I confess, I’m supposed to be working on a report for a client but instead I am in full procrastination mode.

What better way to avoid some work than reading the newspaper - well, my three daily newspapers actually: the Regina Leader Post, the Globe and Mail and the National Post .

Is anyone else out there sick of the year-end ritual of listing the top ten of everything from soup to nuts? Frankly, I’m listed out. Each paper today was filled with top 10 lists for music, movies, weather events, best lines of the year, best and worst business ideas in 2005, blah, blah, blah. What is it with this incessant need to categorize and judge? And why should I care? Bottom line is I don’t much. I know, I know, I should be more open to the hours of work and deep thought that went into creating the lists - not to mention grateful for the time, energy and huge amounts of email traffic generated by marketing and promotions folks working overtime to make sure their client’s product gets mentioned in a top ten list. Oops, is my cynicism showing again? Sorry. Of course, my own top ten list does not count. Hey, who said I had to be consistent?

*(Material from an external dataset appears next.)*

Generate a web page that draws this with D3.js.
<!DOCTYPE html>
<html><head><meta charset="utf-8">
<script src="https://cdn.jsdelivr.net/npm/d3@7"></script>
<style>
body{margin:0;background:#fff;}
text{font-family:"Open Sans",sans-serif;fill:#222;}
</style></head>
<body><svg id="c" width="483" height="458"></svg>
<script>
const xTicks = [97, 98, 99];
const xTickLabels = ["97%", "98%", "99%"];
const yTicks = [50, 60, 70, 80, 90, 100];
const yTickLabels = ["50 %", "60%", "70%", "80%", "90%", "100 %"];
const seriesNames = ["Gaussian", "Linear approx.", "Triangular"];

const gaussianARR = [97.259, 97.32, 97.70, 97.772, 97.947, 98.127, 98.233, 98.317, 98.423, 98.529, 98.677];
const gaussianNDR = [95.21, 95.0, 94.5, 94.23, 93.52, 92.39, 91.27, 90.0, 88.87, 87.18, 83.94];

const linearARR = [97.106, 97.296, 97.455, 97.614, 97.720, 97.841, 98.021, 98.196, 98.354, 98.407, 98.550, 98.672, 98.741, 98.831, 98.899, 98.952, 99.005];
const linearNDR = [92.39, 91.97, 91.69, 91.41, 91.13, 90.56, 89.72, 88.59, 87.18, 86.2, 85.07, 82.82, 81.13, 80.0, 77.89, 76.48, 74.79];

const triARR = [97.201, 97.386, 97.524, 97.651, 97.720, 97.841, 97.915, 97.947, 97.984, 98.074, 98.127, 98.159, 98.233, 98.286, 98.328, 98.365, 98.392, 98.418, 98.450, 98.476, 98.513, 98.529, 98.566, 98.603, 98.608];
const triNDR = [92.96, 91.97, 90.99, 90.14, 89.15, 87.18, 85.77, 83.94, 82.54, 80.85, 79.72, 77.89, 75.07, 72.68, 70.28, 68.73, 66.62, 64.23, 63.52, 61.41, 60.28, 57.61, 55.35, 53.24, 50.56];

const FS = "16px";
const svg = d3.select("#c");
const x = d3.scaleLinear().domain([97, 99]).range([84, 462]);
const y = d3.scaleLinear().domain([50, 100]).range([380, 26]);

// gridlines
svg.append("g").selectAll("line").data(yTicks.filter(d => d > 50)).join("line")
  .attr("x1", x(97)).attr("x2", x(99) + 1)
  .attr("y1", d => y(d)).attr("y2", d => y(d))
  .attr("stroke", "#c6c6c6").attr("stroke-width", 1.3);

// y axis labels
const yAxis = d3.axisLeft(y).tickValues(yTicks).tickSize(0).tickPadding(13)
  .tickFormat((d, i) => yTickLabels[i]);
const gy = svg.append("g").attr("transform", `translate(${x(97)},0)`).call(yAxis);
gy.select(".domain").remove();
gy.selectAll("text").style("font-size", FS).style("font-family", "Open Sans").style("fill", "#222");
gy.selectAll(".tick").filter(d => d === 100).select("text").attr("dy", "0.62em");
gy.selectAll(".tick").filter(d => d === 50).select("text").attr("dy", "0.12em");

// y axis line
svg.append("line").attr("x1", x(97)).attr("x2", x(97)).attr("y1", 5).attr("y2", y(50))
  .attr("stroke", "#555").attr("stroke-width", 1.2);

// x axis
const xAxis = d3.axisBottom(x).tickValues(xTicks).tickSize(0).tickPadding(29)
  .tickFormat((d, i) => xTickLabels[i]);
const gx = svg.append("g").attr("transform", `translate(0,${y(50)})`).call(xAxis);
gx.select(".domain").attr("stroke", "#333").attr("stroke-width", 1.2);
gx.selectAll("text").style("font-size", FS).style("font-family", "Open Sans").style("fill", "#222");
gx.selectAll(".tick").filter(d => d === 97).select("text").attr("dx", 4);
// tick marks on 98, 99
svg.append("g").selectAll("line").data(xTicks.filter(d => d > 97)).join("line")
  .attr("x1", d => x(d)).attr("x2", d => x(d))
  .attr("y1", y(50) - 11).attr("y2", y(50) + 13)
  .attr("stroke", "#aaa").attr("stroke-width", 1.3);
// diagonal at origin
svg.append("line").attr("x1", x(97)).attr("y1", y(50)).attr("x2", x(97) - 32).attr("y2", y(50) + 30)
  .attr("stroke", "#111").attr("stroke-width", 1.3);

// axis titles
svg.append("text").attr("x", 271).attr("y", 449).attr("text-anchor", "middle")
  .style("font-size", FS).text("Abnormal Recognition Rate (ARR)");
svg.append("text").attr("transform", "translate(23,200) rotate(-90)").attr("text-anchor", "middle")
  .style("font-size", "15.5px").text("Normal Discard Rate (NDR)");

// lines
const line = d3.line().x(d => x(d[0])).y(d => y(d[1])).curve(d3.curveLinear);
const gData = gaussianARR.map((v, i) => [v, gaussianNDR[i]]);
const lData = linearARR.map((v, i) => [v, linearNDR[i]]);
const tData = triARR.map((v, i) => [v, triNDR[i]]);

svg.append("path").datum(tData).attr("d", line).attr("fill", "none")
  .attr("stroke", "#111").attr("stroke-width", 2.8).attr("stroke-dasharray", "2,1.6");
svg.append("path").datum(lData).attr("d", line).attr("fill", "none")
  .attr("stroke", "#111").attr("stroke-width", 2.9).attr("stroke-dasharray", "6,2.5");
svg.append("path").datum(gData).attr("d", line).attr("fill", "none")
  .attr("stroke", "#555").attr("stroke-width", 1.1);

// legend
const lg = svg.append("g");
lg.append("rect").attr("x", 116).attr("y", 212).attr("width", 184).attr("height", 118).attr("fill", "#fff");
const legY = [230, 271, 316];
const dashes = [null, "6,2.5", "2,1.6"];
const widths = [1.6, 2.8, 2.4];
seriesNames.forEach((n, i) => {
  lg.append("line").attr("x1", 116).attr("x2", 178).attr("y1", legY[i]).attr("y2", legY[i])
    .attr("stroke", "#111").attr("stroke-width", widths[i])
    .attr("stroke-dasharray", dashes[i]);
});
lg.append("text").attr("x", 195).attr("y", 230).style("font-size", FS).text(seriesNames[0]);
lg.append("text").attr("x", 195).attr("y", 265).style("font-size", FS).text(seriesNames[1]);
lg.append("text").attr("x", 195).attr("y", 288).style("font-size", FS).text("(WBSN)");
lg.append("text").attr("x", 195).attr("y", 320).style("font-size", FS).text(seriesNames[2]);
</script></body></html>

Why do these lists bother me? I don’t know about you, but after reading them I feel like I’m living in some sort bubble. Yes, I’m a suburban guy but I have older teens and twenty-somethings living in my home, I hear many types of music, I read, I travel, I follow the news (like a junkie, I might add), and I think I’m generally well tuned in to the world around me. But, if that’s the case, why have I never seen (or even heard of) many of the movies or heard most of the CDs (let alone recognize the artists)? Is there some kind of “hipster” conspiracy out there keeping these gems from me? Truth be told, it probably has more to do with time famine than a sophisticated conspiracy - although the conspiracy theories are always more entertaining.

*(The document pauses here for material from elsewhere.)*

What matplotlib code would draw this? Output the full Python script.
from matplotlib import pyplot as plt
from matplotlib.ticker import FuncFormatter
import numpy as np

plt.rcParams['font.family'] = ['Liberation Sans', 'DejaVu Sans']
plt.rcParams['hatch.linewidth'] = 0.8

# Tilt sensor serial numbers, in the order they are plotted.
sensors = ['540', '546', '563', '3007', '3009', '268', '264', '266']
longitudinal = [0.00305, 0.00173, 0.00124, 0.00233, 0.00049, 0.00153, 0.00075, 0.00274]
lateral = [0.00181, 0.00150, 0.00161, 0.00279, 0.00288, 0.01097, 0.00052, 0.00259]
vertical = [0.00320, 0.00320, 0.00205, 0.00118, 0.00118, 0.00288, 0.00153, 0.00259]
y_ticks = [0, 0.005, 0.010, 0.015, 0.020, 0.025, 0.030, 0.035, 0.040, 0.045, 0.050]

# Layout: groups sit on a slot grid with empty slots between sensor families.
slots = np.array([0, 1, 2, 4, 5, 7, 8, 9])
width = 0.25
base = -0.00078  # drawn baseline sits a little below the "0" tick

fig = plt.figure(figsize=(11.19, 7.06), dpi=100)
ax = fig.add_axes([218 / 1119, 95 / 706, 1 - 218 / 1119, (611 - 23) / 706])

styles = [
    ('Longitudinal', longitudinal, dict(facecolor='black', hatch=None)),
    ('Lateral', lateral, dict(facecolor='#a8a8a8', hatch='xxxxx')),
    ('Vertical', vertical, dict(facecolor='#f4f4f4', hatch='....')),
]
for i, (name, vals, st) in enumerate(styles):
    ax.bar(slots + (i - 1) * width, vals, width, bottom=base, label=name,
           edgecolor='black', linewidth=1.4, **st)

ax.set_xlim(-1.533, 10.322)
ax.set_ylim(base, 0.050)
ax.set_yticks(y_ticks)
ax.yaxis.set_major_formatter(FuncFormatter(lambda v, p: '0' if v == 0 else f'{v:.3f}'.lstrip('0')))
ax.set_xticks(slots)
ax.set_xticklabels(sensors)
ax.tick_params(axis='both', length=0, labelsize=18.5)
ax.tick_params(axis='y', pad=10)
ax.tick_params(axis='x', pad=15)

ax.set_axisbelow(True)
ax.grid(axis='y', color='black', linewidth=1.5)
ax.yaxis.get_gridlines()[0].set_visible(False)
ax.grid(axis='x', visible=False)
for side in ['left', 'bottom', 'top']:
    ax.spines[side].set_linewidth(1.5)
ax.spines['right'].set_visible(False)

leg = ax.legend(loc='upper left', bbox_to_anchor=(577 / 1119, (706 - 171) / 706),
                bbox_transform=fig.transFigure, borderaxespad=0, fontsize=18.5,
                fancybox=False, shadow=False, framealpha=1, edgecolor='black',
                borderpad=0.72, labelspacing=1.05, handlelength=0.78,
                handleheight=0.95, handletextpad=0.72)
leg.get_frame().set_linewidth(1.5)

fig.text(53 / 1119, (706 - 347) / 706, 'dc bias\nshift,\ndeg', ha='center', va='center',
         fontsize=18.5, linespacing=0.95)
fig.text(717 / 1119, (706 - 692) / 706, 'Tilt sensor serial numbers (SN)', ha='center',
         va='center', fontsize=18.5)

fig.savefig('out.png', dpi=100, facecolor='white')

A couple of interesting things stood out in the Globe’s best and worst business ideas of 2005 . First, a thumbs down for marketing podcasts. I won’t comment on the podcast thing as I am certainly no expert, having made the decision earlier this year to hold off on diving into the world of podcasting due to a bad case of “life overload”. (We’ll leave the easily addicted portion of this confession for another time.) My apologies to Neville, Shel and other star podcasters. You’ll at least be happy to know that I regularly review the content of your podcasts via my FeedDemon.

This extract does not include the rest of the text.